According to Kirsch, the 1994 U.S. Supreme Court ruling in favor of the Miami rap group 2 Live Crew could be enough to let Jeezy and Kendrick off the hook.
In that ruling, the judge decided that the group’s sampling of singer Roy Orbison’s Oh, Pretty Woman was fair use for parody purposes.
“Generally speaking, it is ‘fair use,’ in the context of a song, to copy elements of someone else’s work in order to make a point that amounts to commentary,” Kirsch added. “The notion of taking a cultural artifact, like a sermon, and using a small portion to make a comment on the role of religion in peoples’ consciousness is very similar.”

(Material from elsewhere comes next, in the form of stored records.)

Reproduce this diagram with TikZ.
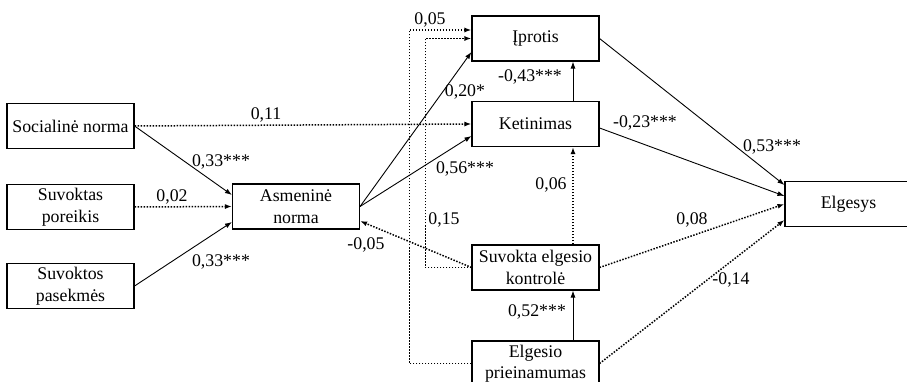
\documentclass[tikz,border=0pt]{standalone}
\usepackage{fontspec}
\setmainfont{Liberation Serif}
\usetikzlibrary{arrows.meta}
\begin{document}
\begin{tikzpicture}[x=1pt,y=-1pt,
  every node/.style={font=\fontsize{17.8}{21.5}\selectfont},
  box/.style={draw,line width=1.1pt,minimum width=127pt,minimum height=45pt,inner sep=0pt,align=center},
  sarrow/.style={line width=0.9pt,-{Latex[length=7pt,width=5pt]}},
  darrow/.style={line width=1.5pt,dash pattern=on 1.5pt off 1.5pt,-{Latex[length=7pt,width=5pt]}}]
\clip (0,0) rectangle (907,382);
\def\vx{37.5pt}

\node[box] (soc) at (70.5,126) {Socialinė norma};
\node[box] (por) at (70.5,207) {Suvoktas\\poreikis};
\node[box] (pas) at (70.5,286) {Suvoktos\\pasekmės};
\node[box] (asm) at (296,206.5) {Asmeninė\\norma};
\node[box] (ipr) at (535.5,38.5) {Įprotis};
\node[box] (ket) at (535.5,124) {Ketinimas};
\node[box] (suv) at (535.5,267.5) {Suvokta elgesio\\kontrolė};
\node[box] (pri) at (535.5,363.5) {Elgesio\\prieinamumas};
\node[box] (elg) at (848.5,204) {Elgesys};

\draw[sarrow] (soc.east) -- ([yshift=11.5pt]asm.west);
\draw[darrow] (por.east) -- (asm.west);
\draw[sarrow] (pas.east) -- ([yshift=-15.5pt]asm.west);
\draw[darrow] (soc.east) -- (ket.west);
\draw[sarrow] (asm.east) -- ([yshift=-13.5pt]ipr.west);
\draw[sarrow] (asm.east) -- ([yshift=-12pt]ket.west);
\draw[darrow] (suv.west) -- ([yshift=-14.5pt]asm.east);
\draw[darrow] (suv.west) -- ++(-46,0) |- (ipr.west);
\draw[darrow] (pri.west) -- ++(-62,0) |- ([yshift=8.5pt]ipr.west);
\draw[sarrow] ([xshift=\vx]ket.north) -- ([xshift=\vx]ipr.south);
\draw[darrow] ([xshift=\vx]suv.north) -- ([xshift=\vx]ket.south);
\draw[sarrow] ([xshift=\vx]pri.north) -- ([xshift=\vx]suv.south);
\draw[sarrow] (ipr.east) -- ([yshift=19pt]elg.west);
\draw[sarrow] ([yshift=-4pt]ket.east) -- ([yshift=8pt]elg.west);
\draw[darrow] (suv.east) -- (elg.west);
\draw[darrow] (pri.east) -- ([yshift=-16pt]elg.west);

\node (l1) at (221,162) {0,33***};
\node (l2) at (172,197) {0,02};
\node (l3) at (221,262) {0,33***};
\node (l4) at (266,115) {0,11};
\node (l5) at (465,92) {0,20*};
\node (l6) at (465,169) {0,56***};
\node (l7) at (530,77) {-0,43***};
\node (l8) at (551,185) {0,06};
\node (l9) at (537,312) {0,52***};
\node (l10) at (366,245) {-0,05};
\node (l11) at (444,220) {0,15};
\node (l12) at (430,20) {0,05};
\node (l13) at (772,147) {0,53***};
\node (l14) at (645,123) {-0,23***};
\node (l15) at (692,220) {0,08};
\node (l16) at (731,280) {-0,14};
\end{tikzpicture}
\end{document}
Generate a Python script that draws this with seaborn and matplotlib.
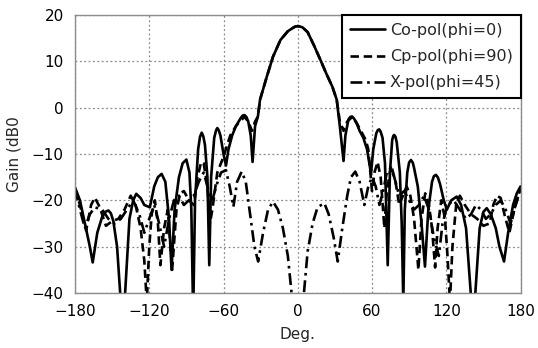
import numpy as np
import pandas as pd
import matplotlib
matplotlib.use("Agg")
import matplotlib.pyplot as plt
import seaborn as sns

# ---- Data ----
co_deg = [-180, -176, -172, -168, -165.7, -162, -158, -155, -153, -151, -149, -146, -143.5, -141.5, -139.5,
          -136, -133, -130.5, -127, -124, -119.5, -116, -113, -110, -107, -104, -102, -99.5,
          -96, -93, -90, -87.5, -86, -84.5, -83, -80.5, -79, -77.6, -76.3, -75, -73, -71.5, -70, -67.5, -66,
          -65, -63.8, -62.5, -60, -58, -56, -53, -50, -46, -44.5, -43, -41.5, -40, -38, -36.5, -34.5, -32.2,
          -30.5, -25, -20, -14, -8, -4, -2, 0, 2, 4, 8, 13, 18, 23, 28, 31.5, 34, 37,
          38.5, 41, 42.5, 43.8, 45, 47, 50, 53, 56, 59.2, 61, 63.5, 64.8, 65.9, 67, 68.5, 70.5, 72.7, 74.5,
          76.3, 77.2, 78, 79, 80, 82.5, 84, 85.3, 86.5, 88.5, 90, 91.5, 93, 94, 97, 100, 102.8, 105.5,
          108.5, 110, 111.7, 113.3, 115, 118, 120.5, 124, 128.4, 132, 136, 139.8, 141.8, 143.5,
          147, 150, 152.7, 156, 160, 163, 166.7, 170, 174, 177, 180]
co_gain = [-17.2, -20, -25, -30, -33.4, -27, -23.5, -22.4, -22.2, -22.8, -24.5, -30, -40, -46, -40,
           -24, -20, -18.6, -19.5, -21, -21.5, -17, -15, -14.3, -16, -24, -35, -22,
           -15, -12, -11.2, -14, -22, -45, -20, -9, -6.3, -5.4, -6.2, -8, -15, -34, -15, -6.5, -4.9,
           -4.4, -4.9, -6, -10, -12.5, -9, -6, -4, -2.2, -1.7, -1.6, -2, -3, -6, -11.7, -4, -1.9,
           1.7, 6.7, 11, 14.6, 16.5, 17.2, 17.5, 17.6, 17.5, 17.3, 16.3, 13.5, 10.5, 7.4, 4.5, 1.7, -4, -11.5,
           -6, -2.5, -2, -1.9, -2.2, -3, -5, -6.5, -9, -14.2, -9, -5.5, -4.8, -4.7, -5.2, -6.5, -12, -34, -14,
           -7, -6.1, -5.9, -6.3, -7.5, -14, -25, -42, -22, -14, -11.8, -11.3, -11.9, -13, -17, -25, -34.3, -22,
           -16, -14.8, -14.5, -15.1, -16.5, -20, -22, -20, -19.2, -21, -26, -40, -46, -40,
           -26, -22.5, -21.7, -23, -26, -30, -33.2, -27, -21, -18.5, -17]

cp_deg = [-180, -176, -171, -167, -164, -160, -155, -150, -145, -140, -135, -131, -127,
          -124, -122, -120, -118, -115.5, -113, -111, -108, -105, -101.5, -98, -95, -92,
          -88, -84, -81, -78, -76, -73, -71, -69, -65, -60, -57, -54.5, -50, -47, -43,
          -40, -37, -34.5, -32.2, -30.5, -25, -20, -14, -8, -4, -2, 0, 2, 4, 8, 13, 18, 23, 28,
          31.5, 34, 37, 40, 44, 48, 52, 55, 57, 60, 62, 64.5, 67, 70, 72, 75.5, 79, 82,
          85, 88, 91, 94, 97.5, 100, 103, 106, 108.5, 111, 113, 116, 119, 121, 123, 125,
          128, 131, 135, 140, 145, 150, 155, 158, 161, 164, 167, 171, 175, 180]
cp_gain = [-17.5, -21, -26.5, -21, -19.4, -21.5, -25.5, -24.5, -24, -22, -19, -21, -26,
           -33, -42, -30, -23, -20, -25, -34, -26, -22, -35, -22, -18.5, -18,
           -20, -21, -15, -11.7, -12, -17, -25, -22, -14, -10.6, -8, -6, -4, -3, -2,
           -3, -5, -3, -1.9, 1.7, 6.7, 11, 14.6, 16.5, 17.2, 17.5, 17.6, 17.5, 17.3, 16.3, 13.5, 10.5, 7.4, 4.5,
           1.7, -3, -5, -3, -2, -3.5, -5.5, -7, -9, -18, -14, -11.7, -15, -26, -18, -12.4, -16, -21,
           -19, -17, -19, -24, -35, -24, -18.5, -21, -26, -34.5, -26, -20, -24, -32, -42, -30,
           -21, -19, -21, -23, -24, -25.5, -25, -21, -19, -19.5, -23, -27, -22, -17.5]

x_deg = [-180, -176, -172, -168, -164, -158, -153, -148, -143, -138, -133, -128, -124,
         -120, -116, -112, -108, -104, -100, -96, -92, -88, -84, -80, -76, -72, -69, -66,
         -62, -58, -55, -52, -49, -45.3, -42, -38, -35, -32, -28, -24, -20, -16, -12, -8,
         -5, -2, 0, 2, 5, 8, 12, 16, 21.5, 25, 29, 32.3, 36, 40, 43, 46.5, 50, 53.8, 57,
         60, 63, 66, 69, 72, 75, 78, 82, 86, 90, 94, 98, 102, 106, 110, 114, 117, 121,
         126, 131, 136, 140, 144, 148, 152, 156, 160, 164, 168, 172, 176, 180]
x_gain = [-17.5, -22, -26, -23, -21.5, -22, -24, -25, -24, -22, -20, -23, -27,
          -24, -21, -25, -30, -24, -20, -19, -21, -20, -19, -16, -14, -18, -20, -17,
          -14, -13.5, -17, -21.4, -16, -13.8, -16, -24, -30, -33.2, -27, -22, -20.3, -22, -26, -32,
          -40, -46, -48, -46, -40, -31, -25, -21.5, -20.6, -23, -28, -33.2, -26, -19, -15, -13.8, -16, -21, -17,
          -15, -17, -21, -18, -14, -13, -15, -19, -18, -20, -22, -21, -19, -22, -28, -32, -25, -21,
          -20, -22, -24, -23, -21, -22, -24, -23, -21, -20, -22, -25, -21, -17.5]

labels = ["Co-pol(phi=0)", "Cp-pol(phi=90)", "X-pol(phi=45)"]
x_ticks = [-180, -120, -60, 0, 60, 120, 180]
y_ticks = [-40, -30, -20, -10, 0, 10, 20]

# ---- Plot ----
sns.set_theme(style="white")
plt.rcParams['font.family'] = ['DejaVu Sans']

fig = plt.figure(figsize=(5.38, 3.48), dpi=100)
ax = fig.add_axes([75 / 538, 1 - 293 / 348, 445.5 / 538, 278 / 348])

sns.lineplot(x=co_deg, y=co_gain, ax=ax, color="black", linewidth=1.9,
             linestyle="-", label=labels[0], estimator=None, sort=False)
sns.lineplot(x=cp_deg, y=cp_gain, ax=ax, color="black", linewidth=1.9,
             linestyle=(0, (3.2, 1.8)), label=labels[1], estimator=None, sort=False)
sns.lineplot(x=x_deg, y=x_gain, ax=ax, color="black", linewidth=1.9,
             linestyle=(0, (4.5, 1.8, 1.0, 1.8)), label=labels[2], estimator=None, sort=False)

ax.set_xlim(-180, 180)
ax.set_ylim(-40, 20)
ax.set_xticks(x_ticks)
ax.set_yticks(y_ticks)
ax.grid(True, color="#8a8a8a", linestyle=(0, (1.5, 2.0)), linewidth=0.9)
for s in ax.spines.values():
    s.set_color("#8c8c8c")
    s.set_linewidth(1.0)
ax.tick_params(axis="both", direction="out", length=4, width=1, color="#8c8c8c",
               labelsize=11, labelcolor="black", pad=4)
ax.set_xlabel("Deg.", fontsize=11, labelpad=6)
ax.set_ylabel("Gain (dB0", fontsize=11, labelpad=7.5)

leg = ax.legend(loc="upper right", fontsize=11.5, frameon=True, fancybox=False,
                framealpha=1, edgecolor="black", borderaxespad=0, handlelength=2.2,
                handletextpad=0.3, labelspacing=0.7, borderpad=0.5)
leg.get_frame().set_linewidth(1.5)

fig.savefig("out.png", dpi=100)
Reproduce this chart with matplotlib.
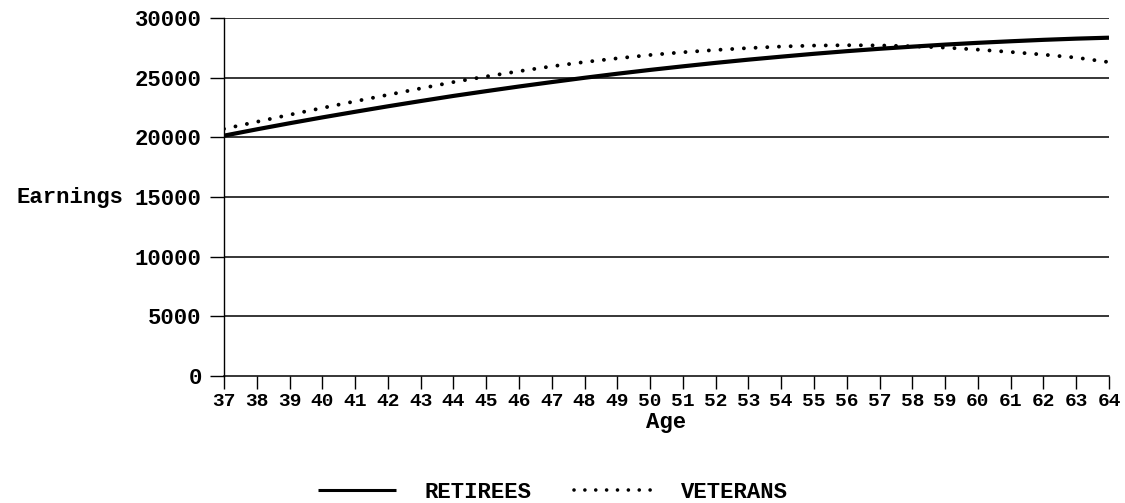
import matplotlib
matplotlib.use("Agg")
import matplotlib.pyplot as plt

plt.rcParams['font.family'] = ['Liberation Mono', 'DejaVu Sans Mono']
plt.rcParams['font.weight'] = 'bold'
plt.rcParams['axes.labelweight'] = 'bold'

ages = list(range(37, 65))

retirees = [
    20140, 20670, 21180, 21670, 22140, 22600, 23040, 23470, 23870, 24260,
    24630, 24990, 25330, 25650, 25950, 26240, 26510, 26760, 27000, 27220,
    27420, 27600, 27770, 27920, 28050, 28170, 28270, 28350]
veterans = [
    20710, 21300, 21890, 22460, 23020, 23560, 24100, 24630, 25100, 25540,
    25950, 26310, 26620, 26900, 27130, 27320, 27480, 27610, 27690, 27720,
    27700, 27630, 27520, 27350, 27150, 26930, 26680, 26300]

y_ticks = [0, 5000, 10000, 15000, 20000, 25000, 30000]

fig = plt.figure(figsize=(11.25, 5.03), dpi=100)
ax = fig.add_axes([224 / 1125, 1 - 376 / 503, 885 / 1125, 358 / 503])

for yt in y_ticks[1:]:
    ax.axhline(yt, color='black', lw=1.1, zorder=1)

ax.plot(ages, retirees, color='black', lw=3, solid_capstyle='butt',
        label='RETIREES', zorder=3)
ax.plot(ages, veterans, color='black', lw=2.8, linestyle=(0, (0.01, 3.0)),
        dash_capstyle='round', label='VETERANS', zorder=3)

ax.set_xlim(37, 64)
ax.set_ylim(0, 30000)
ax.set_xticks(ages)
ax.set_xticklabels([str(a) for a in ages], fontsize=14)
ax.set_yticks(y_ticks)
ax.set_yticklabels([str(v) for v in y_ticks], fontsize=16)
ax.tick_params(axis='x', direction='out', length=9, width=1, pad=3)
ax.tick_params(axis='y', direction='out', length=10, width=1, pad=6)

for side in ['top', 'right']:
    ax.spines[side].set_visible(False)
ax.spines['left'].set_linewidth(1)
ax.spines['bottom'].set_linewidth(1.1)

ax.set_xlabel('Age', fontsize=16, labelpad=2)
ax.set_ylabel('Earnings', fontsize=16, rotation=0, ha='right', va='center')
ax.yaxis.set_label_coords(-0.113, 0.5)

leg = fig.legend(loc='center', bbox_to_anchor=(553 / 1125, 1 - 492 / 503),
                 ncol=2, frameon=False, fontsize=16, handlelength=3.5,
                 handletextpad=1.3, columnspacing=1.9)
leg.get_lines()[0].set_linewidth(2.2)
leg.get_lines()[1].set_linewidth(2.6)

fig.savefig('out.png', dpi=100)
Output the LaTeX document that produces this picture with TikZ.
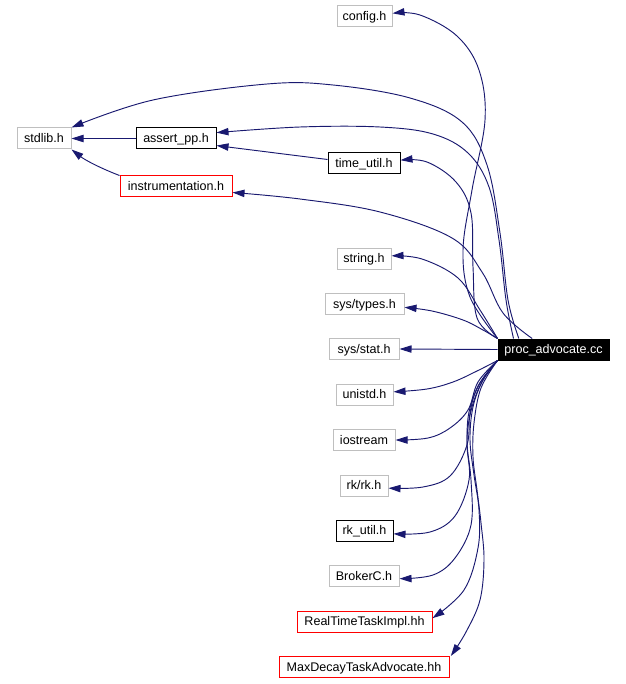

This isn’t the first time a hip-hop star was threatened by legal action for sampling someone’s work.
Former child star Ricky Spicer sued Kanye West, who has become known for his frequent use of samples, after West sampled his voice on Bound 2.
West has faced several other lawsuits throughout his career for his use of samples.
More recently, rapper Drake was sued over the sample he used on Pound Cake/Paris Morton Music 2.
In the beginning of the track, late jazz singer Jimmy Smith can be heard saying, “Only real music is gonna last. All that other bulls**t is here today and gone tomorrow.”
The monologue continues on the track for about 35 seconds.